▸ **Written exercise**: Nothing after the line with "from matplotlib.ticker import FuncFormatter" belongs in the copy; extract the lines below from the top through that line, pictures left out.

+ + +

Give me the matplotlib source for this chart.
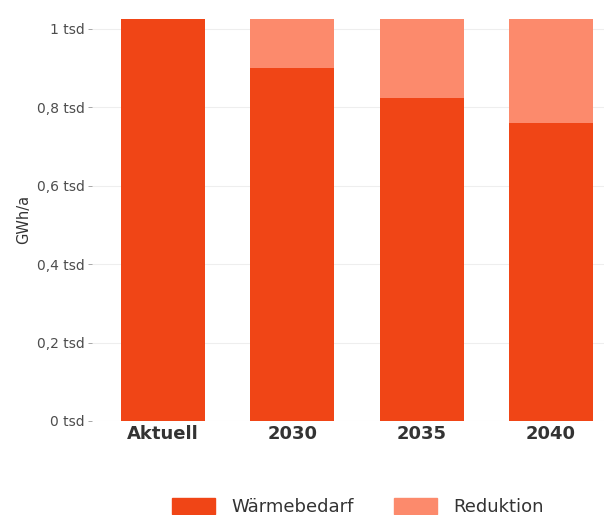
import matplotlib
matplotlib.use("Agg")
import matplotlib.pyplot as plt
from matplotlib.patches import Patch
from matplotlib.ticker import FuncFormatter

# Heat demand scenarios (GWh/a)
categories = ["Aktuell", "2030", "2035", "2040"]
waermebedarf = [1026, 900, 824, 761]
gesamt = [1026, 1026, 1026, 1026]
reduktion = [g - w for g, w in zip(gesamt, waermebedarf)]
yticks = [0, 200, 400, 600, 800, 1000]

col_dark = "#F04516"
col_light = "#FC8A6C"

W, H = 604, 515
fig = plt.figure(figsize=(W / 100, H / 100), dpi=100)

# panel placement in pixels
left_px, right_px = 92, 622
bottom_px, top_px = 421, 17
ax = fig.add_axes([left_px / W, 1 - bottom_px / H,
                   (right_px - left_px) / W, (bottom_px - top_px) / H])

x = list(range(len(categories)))
ax.bar(x, waermebedarf, width=0.65, color=col_dark, zorder=2)
ax.bar(x, reduktion, bottom=waermebedarf, width=0.65, color=col_light, zorder=2)

ax.set_xlim(-0.55, 3.55)
ax.set_ylim(0, 1030.6)
ax.set_yticks(yticks)


def fmt(v, _):
    s = f"{v / 1000:g}".replace(".", ",")
    return f"{s} tsd"


ax.yaxis.set_major_formatter(FuncFormatter(fmt))
ax.set_xticks(x)
ax.set_xticklabels(categories, fontsize=13, fontweight="bold", color="#333333")
ax.tick_params(axis="x", length=0, pad=3)
ax.tick_params(axis="y", length=3, width=0.6, color="#999999",
               labelsize=10, labelcolor="#4d4d4d", pad=2)

for s in ax.spines.values():
    s.set_visible(False)
ax.grid(axis="y", color="#eeeeee", linewidth=0.8, zorder=0)
ax.set_axisbelow(True)

ax.set_ylabel("GWh/a", fontsize=10.5, color="#333333", labelpad=4)

handles = [Patch(color=col_dark, label="Wärmebedarf"),
           Patch(color=col_light, label="Reduktion")]
fig.legend(handles=handles, loc="center", ncol=2, frameon=False,
           bbox_to_anchor=(358 / W, 1 - 507 / H), fontsize=13,
           handlelength=2.4, handleheight=1.0, columnspacing=2.2,
           handletextpad=0.9, labelcolor="#333333")

fig.savefig("out.png", dpi=100)
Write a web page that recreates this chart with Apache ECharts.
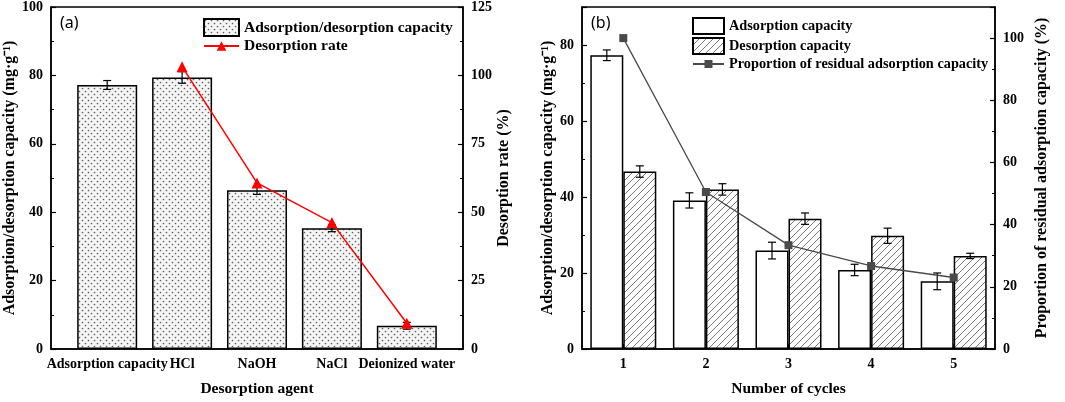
<!DOCTYPE html>
<html><head><meta charset="utf-8">
<script src="https://cdn.jsdelivr.net/npm/echarts@6/dist/echarts.min.js"></script>
<style>html,body{margin:0;padding:0;background:#fff}#c{width:1065px;height:402px}</style>
</head><body><div id="c"></div>
<script>
const categoriesA = ['Adsorption capacity', 'HCl', 'NaOH', 'NaCl', 'Deionized water'];
const capacityA = [77.2, 79.4, 46.4, 35.3, 6.8];
const capacityErrA = [1.3, 1.7, 1.2, 1.0, 1.0];
const rateA = [null, 103.2, 60.7, 46.2, 9.4];
const cyclesB = ['1', '2', '3', '4', '5'];
const adsB = [77.3, 39.1, 25.9, 20.8, 17.8];
const adsErrB = [1.4, 2.0, 2.2, 1.5, 2.2];
const desB = [46.7, 42.0, 34.3, 29.8, 24.5];
const desErrB = [1.5, 1.5, 1.5, 2.0, 0.7];
const residualB = [100, 50.5, 33.4, 26.7, 23.0];

const FONT = "'Liberation Serif','Times New Roman',serif";

function dotPattern() {
  const c = document.createElement('canvas'); c.width = 6; c.height = 6;
  const g = c.getContext('2d');
  g.fillStyle = '#f5f5f5'; g.fillRect(0, 0, 6, 6);
  g.fillStyle = '#5f5f5f';
  [[1.5, 1.5], [4.5, 4.5]].forEach(p => { g.beginPath(); g.arc(p[0], p[1], 0.85, 0, 7); g.fill(); });
  return c;
}
function hatchPattern() {
  const s = 7;
  const c = document.createElement('canvas'); c.width = s; c.height = s;
  const g = c.getContext('2d');
  g.fillStyle = '#fff'; g.fillRect(0, 0, s, s);
  g.strokeStyle = '#555'; g.lineWidth = 0.8;
  g.beginPath();
  g.moveTo(-1, s + 1); g.lineTo(s + 1, -1);
  g.moveTo(-1, 1); g.lineTo(1, -1);
  g.moveTo(s - 1, s + 1); g.lineTo(s + 1, s - 1);
  g.stroke();
  return c;
}
const dots = { image: dotPattern(), repeat: 'repeat' };
const hatch = { image: hatchPattern(), repeat: 'repeat' };

const idx = a => a.map((_, i) => i + 1);
const lbl = { fontFamily: FONT, fontWeight: 'bold', fontSize: 14, color: '#000' };
const nameStyle = { fontFamily: FONT, fontWeight: 'bold', fontSize: 15.5, color: '#000' };
const yNameStyle = { fontFamily: FONT, fontWeight: 'bold', fontSize: 16, color: '#000' };
const legBStyle = { fontFamily: FONT, fontWeight: 'bold', fontSize: 14.3, color: '#000' };
const axLine = { show: true, lineStyle: { color: '#000', width: 1.5 } };
const tick = { show: true, inside: true, length: 5, lineStyle: { color: '#000', width: 1.2 } };
const minor = { show: true, splitNumber: 2, length: 3, lineStyle: { color: '#000', width: 1 } };

function errRender(offset) {
  return function (params, api) {
    const x = api.value(0), y = api.value(1), e = api.value(2);
    const top = api.coord([x, y + e]);
    const bot = api.coord([x, y - e]);
    const cx = top[0] + offset;
    const w = 4;
    const st = { stroke: '#000', lineWidth: 1.2 };
    return {
      type: 'group', children: [
        { type: 'line', shape: { x1: cx, y1: top[1], x2: cx, y2: bot[1] }, style: st },
        { type: 'line', shape: { x1: cx - w, y1: top[1], x2: cx + w, y2: top[1] }, style: st },
        { type: 'line', shape: { x1: cx - w, y1: bot[1], x2: cx + w, y2: bot[1] }, style: st }
      ]
    };
  };
}

const xsA = idx(categoriesA), xsB = idx(cyclesB);

const option = {
  animation: false,
  backgroundColor: '#fff',
  grid: [
    { left: 51, top: 7, width: 412, height: 343, show: true, borderColor: '#000', borderWidth: 1.5 },
    { left: 582, top: 7, width: 413, height: 343, show: true, borderColor: '#000', borderWidth: 1.5 }
  ],
  legend: [
    { left: 203, top: 18, padding: 0, orient: 'vertical', itemWidth: 35, itemHeight: 17, icon: 'rect',
      textStyle: nameStyle, data: ['Adsorption/desorption capacity'] },
    { left: 203, top: 38, padding: 0, orient: 'vertical', itemWidth: 35, itemHeight: 12,
      textStyle: nameStyle, data: ['Desorption rate'] },
    { left: 692, top: 17, padding: 0, orient: 'vertical', itemWidth: 31, itemHeight: 16, itemGap: 2, icon: 'rect',
      textStyle: legBStyle, data: ['Adsorption capacity', 'Desorption capacity'] },
    { left: 692, top: 57, padding: 0, orient: 'vertical', itemWidth: 31, itemHeight: 10,
      textStyle: legBStyle, data: ['Proportion of residual adsorption capacity'] }
  ],
  xAxis: [
    { type: 'value', gridIndex: 0, min: 0.25, max: 5.75,
      axisLine: axLine, splitLine: { show: false },
      axisTick: Object.assign({}, tick, { customValues: xsA }),
      axisLabel: Object.assign({}, lbl, { margin: 8, customValues: xsA, formatter: v => categoriesA[Math.round(v) - 1] || '' }),
      name: 'Desorption agent', nameLocation: 'middle', nameGap: 32, nameTextStyle: nameStyle },
    { type: 'value', gridIndex: 1, min: 0.5, max: 5.5,
      axisLine: axLine, splitLine: { show: false },
      axisTick: Object.assign({}, tick, { customValues: xsB }),
      axisLabel: Object.assign({}, lbl, { margin: 8, customValues: xsB, formatter: v => cyclesB[Math.round(v) - 1] || '' }),
      name: 'Number of cycles', nameLocation: 'middle', nameGap: 32, nameTextStyle: nameStyle }
  ],
  yAxis: [
    { type: 'value', gridIndex: 0, min: 0, max: 100, interval: 20, position: 'left',
      axisLine: axLine, axisTick: tick, minorTick: minor, splitLine: { show: false },
      axisLabel: Object.assign({}, lbl, { margin: 8 }),
      name: 'Adsorption/desorption capacity (mg·g⁻¹)', nameLocation: 'middle', nameGap: 32, nameTextStyle: yNameStyle },
    { type: 'value', gridIndex: 0, min: 0, max: 125, interval: 25, position: 'right',
      axisLine: axLine, axisTick: tick, minorTick: minor, splitLine: { show: false },
      axisLabel: Object.assign({}, lbl, { margin: 8 }),
      name: 'Desorption rate (%)', nameLocation: 'middle', nameGap: 33, nameTextStyle: yNameStyle },
    { type: 'value', gridIndex: 1, min: 0, max: 90, interval: 20, position: 'left',
      axisLine: axLine, axisTick: tick, minorTick: minor, splitLine: { show: false },
      axisLabel: Object.assign({}, lbl, { margin: 8, showMaxLabel: false }),
      name: 'Adsorption/desorption capacity (mg·g⁻¹)', nameLocation: 'middle', nameGap: 21, nameTextStyle: yNameStyle },
    { type: 'value', gridIndex: 1, min: 0, max: 110, interval: 20, position: 'right',
      axisLine: axLine, axisTick: tick, minorTick: minor, splitLine: { show: false },
      axisLabel: Object.assign({}, lbl, { margin: 8, showMaxLabel: false }),
      name: 'Proportion of residual adsorption capacity (%)', nameLocation: 'middle', nameGap: 39, nameTextStyle: yNameStyle }
  ],
  graphic: [
    { type: 'text', left: 60, top: 15, style: { text: '(a)', font: "16px 'Noto Sans', sans-serif", fill: '#000' } },
    { type: 'text', left: 591, top: 15, style: { text: '(b)', font: "16px 'Noto Sans', sans-serif", fill: '#000' } }
  ],
  series: [
    { name: 'Adsorption/desorption capacity', type: 'bar', xAxisIndex: 0, yAxisIndex: 0, barWidth: 60,
      itemStyle: { color: dots, borderColor: '#000', borderWidth: 1.5 },
      data: capacityA.map((v, i) => [xsA[i], v]) },
    { type: 'custom', xAxisIndex: 0, yAxisIndex: 0, z: 5, renderItem: errRender(0), encode: { x: 0, y: 1 },
      data: capacityA.map((v, i) => [xsA[i], v, capacityErrA[i]]) },
    { name: 'Desorption rate', type: 'line', xAxisIndex: 0, yAxisIndex: 1, z: 6,
      symbol: 'triangle', symbolSize: 11,
      lineStyle: { color: '#ff0000', width: 1.5 }, itemStyle: { color: '#ff0000' },
      data: rateA.map((v, i) => [xsA[i], v]).filter(d => d[1] != null) },

    { name: 'Adsorption capacity', type: 'bar', xAxisIndex: 1, yAxisIndex: 2, barWidth: 33, barGap: '0%',
      itemStyle: { color: '#fff', borderColor: '#000', borderWidth: 1.5 },
      data: adsB.map((v, i) => [xsB[i], v]) },
    { name: 'Desorption capacity', type: 'bar', xAxisIndex: 1, yAxisIndex: 2, barWidth: 33, barGap: '0%',
      itemStyle: { color: hatch, borderColor: '#000', borderWidth: 1.5 },
      data: desB.map((v, i) => [xsB[i], v]) },
    { type: 'custom', xAxisIndex: 1, yAxisIndex: 2, z: 5, renderItem: errRender(-16.5), encode: { x: 0, y: 1 },
      data: adsB.map((v, i) => [xsB[i], v, adsErrB[i]]) },
    { type: 'custom', xAxisIndex: 1, yAxisIndex: 2, z: 5, renderItem: errRender(16.5), encode: { x: 0, y: 1 },
      data: desB.map((v, i) => [xsB[i], v, desErrB[i]]) },
    { name: 'Proportion of residual adsorption capacity', type: 'line', xAxisIndex: 1, yAxisIndex: 3, z: 6,
      symbol: 'rect', symbolSize: 8,
      lineStyle: { color: '#4a4a4a', width: 1.3 }, itemStyle: { color: '#4a4a4a' },
      data: residualB.map((v, i) => [xsB[i], v]) }
  ]
};
const chart = echarts.init(document.getElementById('c'), null, { renderer: 'canvas' });
chart.setOption(option);
</script></body></html>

+ + +

▸ **The result**:
Give me the matplotlib source for this chart.
import matplotlib
matplotlib.use("Agg")
import matplotlib.pyplot as plt
from matplotlib.patches import Patch
from matplotlib.ticker import FuncFormatter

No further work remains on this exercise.